One of the Ferguson family stories passed down to the living descendants is that Ivy Ferguson was an amateur photographer and family members credit her for this month’s deteriorated, but still a gem, taken of the family home, celebrating a recent snowfall.
Ivy (sometimes spelled “Ivie” even “Ivia”), was the middle child of E. C. and Lucetta Ferguson. Her father, Emory Canda, was often referred to as the “father of Snohomish,” in his lifetime, which means that Ivy, along with her older sister Sylvia and younger brother Cecil, could be referred to as “the first family of Snohomish.”
North of the gracious home, its southern face appearing rather ghostly in Ivy’s photo, was the farm, labeled as “The Ranch” in the family album. (If any readers know when most of the Ferguson’s thirty-two acre farm passed on to the school district, please let me know.)
That’s Ferguson Creek flowing into the bottom frame of the historic photo. It’s called “Swifty Creek” today, and it flows into a culvert at the east end of the sports field, emerging for several blocks at Fifth Street, before going underground again all the way to the Snohomish River. This course of outflow from Blackman Lake created the infamous Snohomish Gulch that I have written about in the past.
Ivy, a single woman in her late twenties, moved to Olympia for a position as a stenographer with the state insurance company. Returning to Snohomish for a visit, Ivy died “after an illness of a few days” on July 22, 1912, in the family home. She was only 37 years old.

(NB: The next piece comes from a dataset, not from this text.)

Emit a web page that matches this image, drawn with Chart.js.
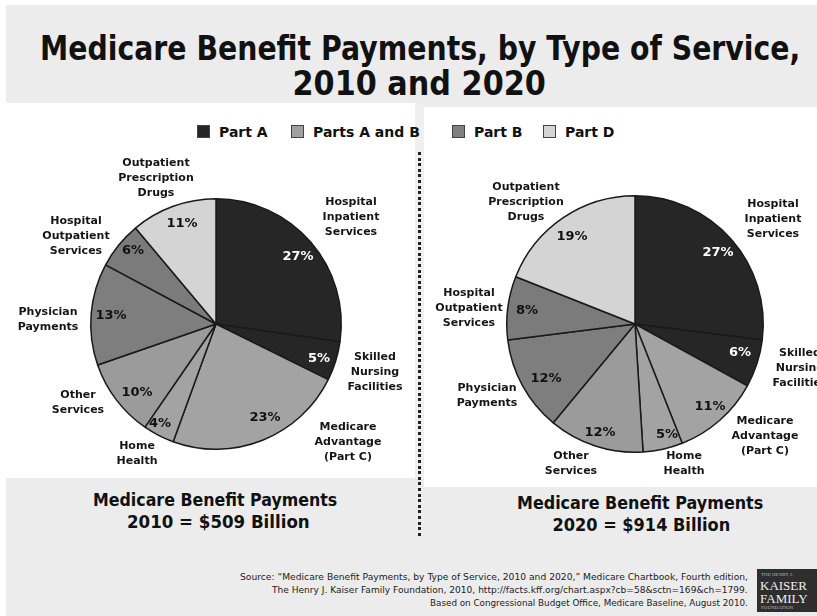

At the time of her death, we imagine that the Ferguson family home looked pretty much the same as when Ivy captured it with her camera after a light snowfall.
. . . .
via email from Bruce Ferguson with my thanks: ” I remember Gary and I using a small raft on the creek. Back in the mid 50’s, a small saw mill could found here. The “3-S” railroad [owned by E.C.], ran along the back side or north side of his property. The right-of-way is the path we see today. [but you already knew this]. This is the first time I’ve seen this picture. As a kid, this was a short cut going or returning to/from the cannery. The barn and a couple of out buildings were still standing then. [nice barn]. I believe I have two or three glass film plates somewhere. I’ll try and find them. I assume they were made by Ivy [?].
I believe Dist. #201 bought this parcel in 1957 or 1958. From Norman Lenfest, my Dad’s uncle.”